■ Exercise: Leaving out every picture, quote the data below exactly as it appears.
[BEGIN Information provided]
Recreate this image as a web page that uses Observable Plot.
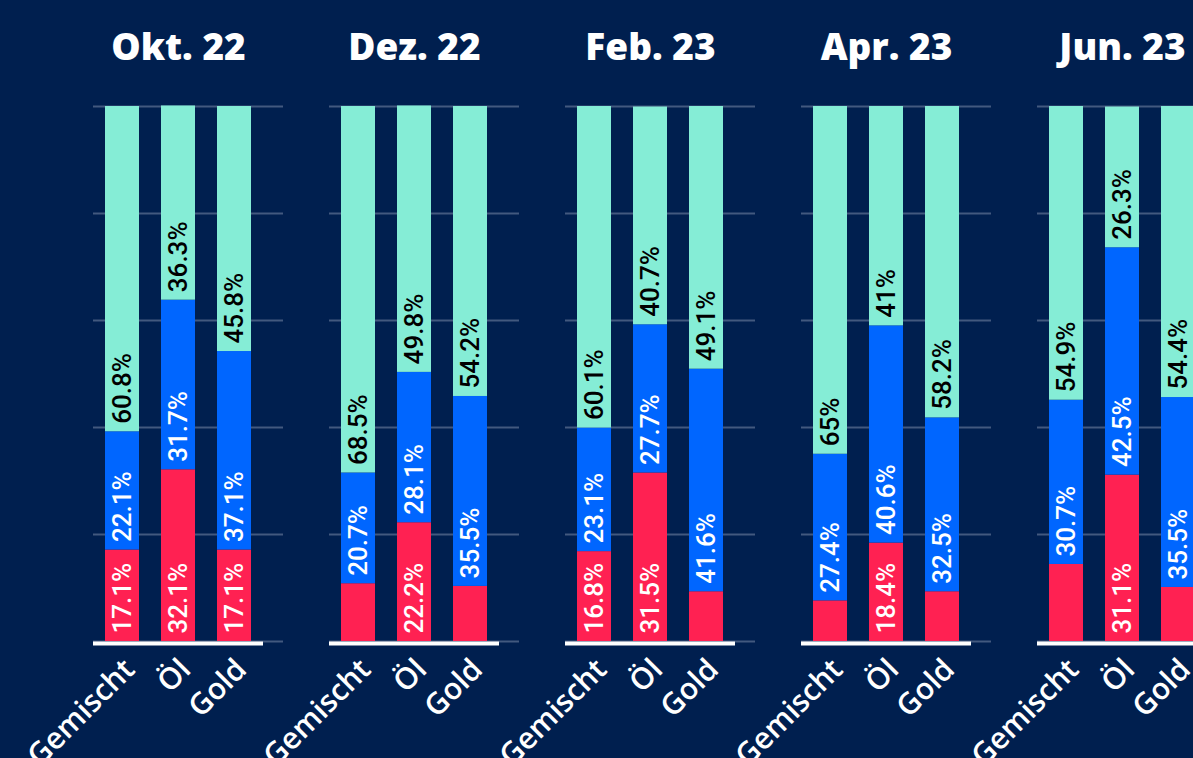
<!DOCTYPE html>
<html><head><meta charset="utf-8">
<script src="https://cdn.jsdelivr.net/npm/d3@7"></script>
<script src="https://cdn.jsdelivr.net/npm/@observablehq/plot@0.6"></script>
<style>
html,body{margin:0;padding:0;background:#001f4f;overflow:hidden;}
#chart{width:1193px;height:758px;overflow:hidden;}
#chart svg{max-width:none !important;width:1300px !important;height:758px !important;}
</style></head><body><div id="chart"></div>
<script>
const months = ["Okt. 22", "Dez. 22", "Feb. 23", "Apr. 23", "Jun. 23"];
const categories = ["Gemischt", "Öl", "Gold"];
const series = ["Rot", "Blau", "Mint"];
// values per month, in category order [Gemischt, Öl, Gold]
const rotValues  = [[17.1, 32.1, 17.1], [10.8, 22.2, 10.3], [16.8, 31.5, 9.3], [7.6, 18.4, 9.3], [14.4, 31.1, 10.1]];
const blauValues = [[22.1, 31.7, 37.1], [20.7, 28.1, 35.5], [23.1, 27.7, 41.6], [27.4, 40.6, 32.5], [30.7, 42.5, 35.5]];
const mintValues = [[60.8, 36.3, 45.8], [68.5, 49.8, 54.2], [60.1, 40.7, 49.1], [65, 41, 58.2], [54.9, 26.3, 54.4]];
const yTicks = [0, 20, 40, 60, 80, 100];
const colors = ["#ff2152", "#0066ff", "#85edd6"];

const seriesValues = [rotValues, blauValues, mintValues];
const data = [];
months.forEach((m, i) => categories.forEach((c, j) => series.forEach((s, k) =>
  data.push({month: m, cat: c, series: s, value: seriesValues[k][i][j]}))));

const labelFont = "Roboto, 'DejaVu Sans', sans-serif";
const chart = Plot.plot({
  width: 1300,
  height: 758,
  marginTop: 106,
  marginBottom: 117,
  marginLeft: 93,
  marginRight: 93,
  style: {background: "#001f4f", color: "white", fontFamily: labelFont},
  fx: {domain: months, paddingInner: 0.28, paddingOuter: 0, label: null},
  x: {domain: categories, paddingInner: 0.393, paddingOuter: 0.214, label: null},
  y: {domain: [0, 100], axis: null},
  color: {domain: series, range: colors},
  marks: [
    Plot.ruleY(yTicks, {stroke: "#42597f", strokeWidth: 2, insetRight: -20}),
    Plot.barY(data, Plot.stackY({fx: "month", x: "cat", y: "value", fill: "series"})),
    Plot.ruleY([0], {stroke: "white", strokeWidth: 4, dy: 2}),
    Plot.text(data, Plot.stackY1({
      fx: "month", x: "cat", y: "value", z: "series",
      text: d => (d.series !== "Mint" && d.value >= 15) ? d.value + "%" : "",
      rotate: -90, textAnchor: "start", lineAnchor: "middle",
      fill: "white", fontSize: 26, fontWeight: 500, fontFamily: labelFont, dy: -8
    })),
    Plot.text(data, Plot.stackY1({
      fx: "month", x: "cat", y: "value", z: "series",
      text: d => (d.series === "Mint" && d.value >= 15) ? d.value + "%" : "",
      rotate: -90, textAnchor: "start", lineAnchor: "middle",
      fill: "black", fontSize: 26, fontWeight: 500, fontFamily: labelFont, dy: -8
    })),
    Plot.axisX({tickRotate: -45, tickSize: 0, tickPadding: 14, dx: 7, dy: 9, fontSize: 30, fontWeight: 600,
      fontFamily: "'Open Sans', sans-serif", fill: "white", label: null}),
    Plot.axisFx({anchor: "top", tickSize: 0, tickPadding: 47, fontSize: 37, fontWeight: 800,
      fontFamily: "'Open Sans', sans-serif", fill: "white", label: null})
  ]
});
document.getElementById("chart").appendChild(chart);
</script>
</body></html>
[END Information provided]
■ Answer to this problem:
Recreate this image as a web page that uses Observable Plot.
<!DOCTYPE html>
<html><head><meta charset="utf-8">
<script src="https://cdn.jsdelivr.net/npm/d3@7"></script>
<script src="https://cdn.jsdelivr.net/npm/@observablehq/plot@0.6"></script>
<style>
html,body{margin:0;padding:0;background:#001f4f;overflow:hidden;}
#chart{width:1193px;height:758px;overflow:hidden;}
#chart svg{max-width:none !important;width:1300px !important;height:758px !important;}
</style></head><body><div id="chart"></div>
<script>
const months = ["Okt. 22", "Dez. 22", "Feb. 23", "Apr. 23", "Jun. 23"];
const categories = ["Gemischt", "Öl", "Gold"];
const series = ["Rot", "Blau", "Mint"];
// values per month, in category order [Gemischt, Öl, Gold]
const rotValues  = [[17.1, 32.1, 17.1], [10.8, 22.2, 10.3], [16.8, 31.5, 9.3], [7.6, 18.4, 9.3], [14.4, 31.1, 10.1]];
const blauValues = [[22.1, 31.7, 37.1], [20.7, 28.1, 35.5], [23.1, 27.7, 41.6], [27.4, 40.6, 32.5], [30.7, 42.5, 35.5]];
const mintValues = [[60.8, 36.3, 45.8], [68.5, 49.8, 54.2], [60.1, 40.7, 49.1], [65, 41, 58.2], [54.9, 26.3, 54.4]];
const yTicks = [0, 20, 40, 60, 80, 100];
const colors = ["#ff2152", "#0066ff", "#85edd6"];

const seriesValues = [rotValues, blauValues, mintValues];
const data = [];
months.forEach((m, i) => categories.forEach((c, j) => series.forEach((s, k) =>
  data.push({month: m, cat: c, series: s, value: seriesValues[k][i][j]}))));

const labelFont = "Roboto, 'DejaVu Sans', sans-serif";
const chart = Plot.plot({
  width: 1300,
  height: 758,
  marginTop: 106,
  marginBottom: 117,
  marginLeft: 93,
  marginRight: 93,
  style: {background: "#001f4f", color: "white", fontFamily: labelFont},
  fx: {domain: months, paddingInner: 0.28, paddingOuter: 0, label: null},
  x: {domain: categories, paddingInner: 0.393, paddingOuter: 0.214, label: null},
  y: {domain: [0, 100], axis: null},
  color: {domain: series, range: colors},
  marks: [
    Plot.ruleY(yTicks, {stroke: "#42597f", strokeWidth: 2, insetRight: -20}),
    Plot.barY(data, Plot.stackY({fx: "month", x: "cat", y: "value", fill: "series"})),
    Plot.ruleY([0], {stroke: "white", strokeWidth: 4, dy: 2}),
    Plot.text(data, Plot.stackY1({
      fx: "month", x: "cat", y: "value", z: "series",
      text: d => (d.series !== "Mint" && d.value >= 15) ? d.value + "%" : "",
      rotate: -90, textAnchor: "start", lineAnchor: "middle",
      fill: "white", fontSize: 26, fontWeight: 500, fontFamily: labelFont, dy: -8
    })),
    Plot.text(data, Plot.stackY1({
      fx: "month", x: "cat", y: "value", z: "series",
      text: d => (d.series === "Mint" && d.value >= 15) ? d.value + "%" : "",
      rotate: -90, textAnchor: "start", lineAnchor: "middle",
      fill: "black", fontSize: 26, fontWeight: 500, fontFamily: labelFont, dy: -8
    })),
    Plot.axisX({tickRotate: -45, tickSize: 0, tickPadding: 14, dx: 7, dy: 9, fontSize: 30, fontWeight: 600,
      fontFamily: "'Open Sans', sans-serif", fill: "white", label: null}),
    Plot.axisFx({anchor: "top", tickSize: 0, tickPadding: 47, fontSize: 37, fontWeight: 800,
      fontFamily: "'Open Sans', sans-serif", fill: "white", label: null})
  ]
});
document.getElementById("chart").appendChild(chart);
</script>
</body></html>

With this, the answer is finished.